▸ **Instructions for the task**: Write out the listing below in full and exactly, leaving out every picture.

■ ■ ■ ■

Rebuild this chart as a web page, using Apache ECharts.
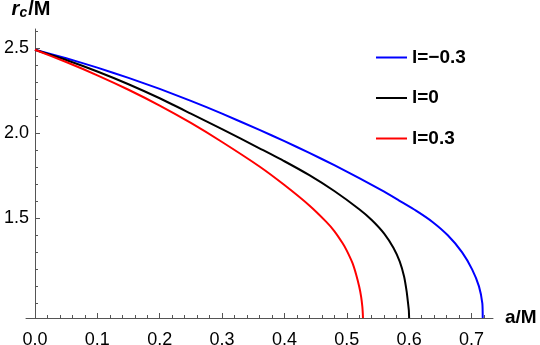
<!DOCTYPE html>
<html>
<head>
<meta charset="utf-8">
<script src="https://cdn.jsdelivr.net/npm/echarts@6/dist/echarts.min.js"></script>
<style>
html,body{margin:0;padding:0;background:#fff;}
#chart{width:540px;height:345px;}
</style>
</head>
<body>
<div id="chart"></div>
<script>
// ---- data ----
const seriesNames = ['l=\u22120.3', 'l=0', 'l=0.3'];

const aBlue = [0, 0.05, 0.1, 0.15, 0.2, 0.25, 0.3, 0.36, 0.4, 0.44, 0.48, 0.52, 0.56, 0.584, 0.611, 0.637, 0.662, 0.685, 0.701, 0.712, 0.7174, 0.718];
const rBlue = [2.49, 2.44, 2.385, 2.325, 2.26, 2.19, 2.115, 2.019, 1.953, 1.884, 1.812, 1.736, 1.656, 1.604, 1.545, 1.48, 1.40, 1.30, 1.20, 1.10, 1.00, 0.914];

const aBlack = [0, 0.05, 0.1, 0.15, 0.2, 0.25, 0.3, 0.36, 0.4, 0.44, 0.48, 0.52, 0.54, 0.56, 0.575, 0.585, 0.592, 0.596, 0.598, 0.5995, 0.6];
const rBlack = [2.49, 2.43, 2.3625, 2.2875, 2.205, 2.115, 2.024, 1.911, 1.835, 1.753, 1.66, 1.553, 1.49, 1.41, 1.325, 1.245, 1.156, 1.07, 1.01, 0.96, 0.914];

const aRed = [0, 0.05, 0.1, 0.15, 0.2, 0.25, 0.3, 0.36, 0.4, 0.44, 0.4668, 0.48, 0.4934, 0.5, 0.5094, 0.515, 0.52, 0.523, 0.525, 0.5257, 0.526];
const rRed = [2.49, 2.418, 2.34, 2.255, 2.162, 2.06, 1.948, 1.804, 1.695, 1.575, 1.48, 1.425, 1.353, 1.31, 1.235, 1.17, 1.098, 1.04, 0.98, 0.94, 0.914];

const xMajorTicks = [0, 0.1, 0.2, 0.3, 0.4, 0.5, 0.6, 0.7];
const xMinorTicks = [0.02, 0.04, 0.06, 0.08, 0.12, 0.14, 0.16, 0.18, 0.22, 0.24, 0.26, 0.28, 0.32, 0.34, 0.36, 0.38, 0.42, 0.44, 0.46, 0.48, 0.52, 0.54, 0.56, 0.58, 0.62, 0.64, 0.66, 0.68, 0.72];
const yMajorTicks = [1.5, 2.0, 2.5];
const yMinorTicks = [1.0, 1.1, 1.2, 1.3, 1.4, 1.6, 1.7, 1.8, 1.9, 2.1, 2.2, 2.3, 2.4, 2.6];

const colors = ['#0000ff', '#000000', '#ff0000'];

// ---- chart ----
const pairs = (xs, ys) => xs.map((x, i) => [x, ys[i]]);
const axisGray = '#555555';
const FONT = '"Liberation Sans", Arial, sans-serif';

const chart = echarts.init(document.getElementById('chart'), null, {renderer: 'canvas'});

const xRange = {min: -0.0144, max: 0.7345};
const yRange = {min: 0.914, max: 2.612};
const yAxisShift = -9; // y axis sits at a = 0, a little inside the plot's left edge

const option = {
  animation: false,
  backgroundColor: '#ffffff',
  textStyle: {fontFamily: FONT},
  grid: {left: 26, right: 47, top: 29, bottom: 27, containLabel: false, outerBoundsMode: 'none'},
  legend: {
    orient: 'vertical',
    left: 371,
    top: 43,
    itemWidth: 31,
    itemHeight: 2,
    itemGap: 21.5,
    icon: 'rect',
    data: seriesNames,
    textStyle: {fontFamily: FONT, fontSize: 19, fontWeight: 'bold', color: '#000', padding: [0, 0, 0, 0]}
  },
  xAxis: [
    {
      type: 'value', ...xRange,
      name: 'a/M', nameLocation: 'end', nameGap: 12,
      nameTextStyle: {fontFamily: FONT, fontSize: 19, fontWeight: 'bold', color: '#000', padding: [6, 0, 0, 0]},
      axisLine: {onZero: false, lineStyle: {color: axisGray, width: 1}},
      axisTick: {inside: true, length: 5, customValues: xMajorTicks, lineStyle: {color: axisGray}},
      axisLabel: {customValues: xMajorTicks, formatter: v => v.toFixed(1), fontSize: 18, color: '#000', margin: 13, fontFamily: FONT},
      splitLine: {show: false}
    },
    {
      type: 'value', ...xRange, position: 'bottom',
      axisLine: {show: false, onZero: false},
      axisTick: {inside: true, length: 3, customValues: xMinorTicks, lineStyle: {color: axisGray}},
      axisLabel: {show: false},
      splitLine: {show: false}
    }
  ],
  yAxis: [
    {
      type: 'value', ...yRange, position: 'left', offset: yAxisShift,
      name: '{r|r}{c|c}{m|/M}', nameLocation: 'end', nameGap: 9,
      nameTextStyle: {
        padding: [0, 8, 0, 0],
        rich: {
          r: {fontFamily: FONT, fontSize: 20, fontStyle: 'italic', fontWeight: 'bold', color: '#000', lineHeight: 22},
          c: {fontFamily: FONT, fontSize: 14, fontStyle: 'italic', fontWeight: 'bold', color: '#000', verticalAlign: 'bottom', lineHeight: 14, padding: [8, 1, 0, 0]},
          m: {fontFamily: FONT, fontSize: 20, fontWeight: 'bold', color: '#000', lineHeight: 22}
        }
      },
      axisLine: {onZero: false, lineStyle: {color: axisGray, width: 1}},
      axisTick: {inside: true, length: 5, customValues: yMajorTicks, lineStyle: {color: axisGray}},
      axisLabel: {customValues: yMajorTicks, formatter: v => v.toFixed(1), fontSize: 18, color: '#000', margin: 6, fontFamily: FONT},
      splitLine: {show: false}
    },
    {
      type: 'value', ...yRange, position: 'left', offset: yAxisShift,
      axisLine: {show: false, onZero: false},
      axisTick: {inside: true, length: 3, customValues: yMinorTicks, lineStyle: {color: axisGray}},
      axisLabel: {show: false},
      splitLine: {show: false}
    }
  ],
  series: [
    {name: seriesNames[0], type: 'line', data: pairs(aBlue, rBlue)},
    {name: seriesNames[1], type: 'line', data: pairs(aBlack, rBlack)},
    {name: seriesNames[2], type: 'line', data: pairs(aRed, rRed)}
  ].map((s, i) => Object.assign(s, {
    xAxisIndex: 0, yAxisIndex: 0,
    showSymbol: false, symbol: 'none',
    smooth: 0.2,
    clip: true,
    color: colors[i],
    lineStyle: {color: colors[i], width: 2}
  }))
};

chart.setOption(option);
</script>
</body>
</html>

■ ■ ■ ■

▸ **Solution for this task**:
Rebuild this chart as a web page, using Apache ECharts.
<!DOCTYPE html>
<html>
<head>
<meta charset="utf-8">
<script src="https://cdn.jsdelivr.net/npm/echarts@6/dist/echarts.min.js"></script>
<style>
html,body{margin:0;padding:0;background:#fff;}
#chart{width:540px;height:345px;}
</style>
</head>
<body>
<div id="chart"></div>
<script>
// ---- data ----
const seriesNames = ['l=\u22120.3', 'l=0', 'l=0.3'];

const aBlue = [0, 0.05, 0.1, 0.15, 0.2, 0.25, 0.3, 0.36, 0.4, 0.44, 0.48, 0.52, 0.56, 0.584, 0.611, 0.637, 0.662, 0.685, 0.701, 0.712, 0.7174, 0.718];
const rBlue = [2.49, 2.44, 2.385, 2.325, 2.26, 2.19, 2.115, 2.019, 1.953, 1.884, 1.812, 1.736, 1.656, 1.604, 1.545, 1.48, 1.40, 1.30, 1.20, 1.10, 1.00, 0.914];

const aBlack = [0, 0.05, 0.1, 0.15, 0.2, 0.25, 0.3, 0.36, 0.4, 0.44, 0.48, 0.52, 0.54, 0.56, 0.575, 0.585, 0.592, 0.596, 0.598, 0.5995, 0.6];
const rBlack = [2.49, 2.43, 2.3625, 2.2875, 2.205, 2.115, 2.024, 1.911, 1.835, 1.753, 1.66, 1.553, 1.49, 1.41, 1.325, 1.245, 1.156, 1.07, 1.01, 0.96, 0.914];

const aRed = [0, 0.05, 0.1, 0.15, 0.2, 0.25, 0.3, 0.36, 0.4, 0.44, 0.4668, 0.48, 0.4934, 0.5, 0.5094, 0.515, 0.52, 0.523, 0.525, 0.5257, 0.526];
const rRed = [2.49, 2.418, 2.34, 2.255, 2.162, 2.06, 1.948, 1.804, 1.695, 1.575, 1.48, 1.425, 1.353, 1.31, 1.235, 1.17, 1.098, 1.04, 0.98, 0.94, 0.914];

const xMajorTicks = [0, 0.1, 0.2, 0.3, 0.4, 0.5, 0.6, 0.7];
const xMinorTicks = [0.02, 0.04, 0.06, 0.08, 0.12, 0.14, 0.16, 0.18, 0.22, 0.24, 0.26, 0.28, 0.32, 0.34, 0.36, 0.38, 0.42, 0.44, 0.46, 0.48, 0.52, 0.54, 0.56, 0.58, 0.62, 0.64, 0.66, 0.68, 0.72];
const yMajorTicks = [1.5, 2.0, 2.5];
const yMinorTicks = [1.0, 1.1, 1.2, 1.3, 1.4, 1.6, 1.7, 1.8, 1.9, 2.1, 2.2, 2.3, 2.4, 2.6];

const colors = ['#0000ff', '#000000', '#ff0000'];

// ---- chart ----
const pairs = (xs, ys) => xs.map((x, i) => [x, ys[i]]);
const axisGray = '#555555';
const FONT = '"Liberation Sans", Arial, sans-serif';

const chart = echarts.init(document.getElementById('chart'), null, {renderer: 'canvas'});

const xRange = {min: -0.0144, max: 0.7345};
const yRange = {min: 0.914, max: 2.612};
const yAxisShift = -9; // y axis sits at a = 0, a little inside the plot's left edge

const option = {
  animation: false,
  backgroundColor: '#ffffff',
  textStyle: {fontFamily: FONT},
  grid: {left: 26, right: 47, top: 29, bottom: 27, containLabel: false, outerBoundsMode: 'none'},
  legend: {
    orient: 'vertical',
    left: 371,
    top: 43,
    itemWidth: 31,
    itemHeight: 2,
    itemGap: 21.5,
    icon: 'rect',
    data: seriesNames,
    textStyle: {fontFamily: FONT, fontSize: 19, fontWeight: 'bold', color: '#000', padding: [0, 0, 0, 0]}
  },
  xAxis: [
    {
      type: 'value', ...xRange,
      name: 'a/M', nameLocation: 'end', nameGap: 12,
      nameTextStyle: {fontFamily: FONT, fontSize: 19, fontWeight: 'bold', color: '#000', padding: [6, 0, 0, 0]},
      axisLine: {onZero: false, lineStyle: {color: axisGray, width: 1}},
      axisTick: {inside: true, length: 5, customValues: xMajorTicks, lineStyle: {color: axisGray}},
      axisLabel: {customValues: xMajorTicks, formatter: v => v.toFixed(1), fontSize: 18, color: '#000', margin: 13, fontFamily: FONT},
      splitLine: {show: false}
    },
    {
      type: 'value', ...xRange, position: 'bottom',
      axisLine: {show: false, onZero: false},
      axisTick: {inside: true, length: 3, customValues: xMinorTicks, lineStyle: {color: axisGray}},
      axisLabel: {show: false},
      splitLine: {show: false}
    }
  ],
  yAxis: [
    {
      type: 'value', ...yRange, position: 'left', offset: yAxisShift,
      name: '{r|r}{c|c}{m|/M}', nameLocation: 'end', nameGap: 9,
      nameTextStyle: {
        padding: [0, 8, 0, 0],
        rich: {
          r: {fontFamily: FONT, fontSize: 20, fontStyle: 'italic', fontWeight: 'bold', color: '#000', lineHeight: 22},
          c: {fontFamily: FONT, fontSize: 14, fontStyle: 'italic', fontWeight: 'bold', color: '#000', verticalAlign: 'bottom', lineHeight: 14, padding: [8, 1, 0, 0]},
          m: {fontFamily: FONT, fontSize: 20, fontWeight: 'bold', color: '#000', lineHeight: 22}
        }
      },
      axisLine: {onZero: false, lineStyle: {color: axisGray, width: 1}},
      axisTick: {inside: true, length: 5, customValues: yMajorTicks, lineStyle: {color: axisGray}},
      axisLabel: {customValues: yMajorTicks, formatter: v => v.toFixed(1), fontSize: 18, color: '#000', margin: 6, fontFamily: FONT},
      splitLine: {show: false}
    },
    {
      type: 'value', ...yRange, position: 'left', offset: yAxisShift,
      axisLine: {show: false, onZero: false},
      axisTick: {inside: true, length: 3, customValues: yMinorTicks, lineStyle: {color: axisGray}},
      axisLabel: {show: false},
      splitLine: {show: false}
    }
  ],
  series: [
    {name: seriesNames[0], type: 'line', data: pairs(aBlue, rBlue)},
    {name: seriesNames[1], type: 'line', data: pairs(aBlack, rBlack)},
    {name: seriesNames[2], type: 'line', data: pairs(aRed, rRed)}
  ].map((s, i) => Object.assign(s, {
    xAxisIndex: 0, yAxisIndex: 0,
    showSymbol: false, symbol: 'none',
    smooth: 0.2,
    clip: true,
    color: colors[i],
    lineStyle: {color: colors[i], width: 2}
  }))
};

chart.setOption(option);
</script>
</body>
</html>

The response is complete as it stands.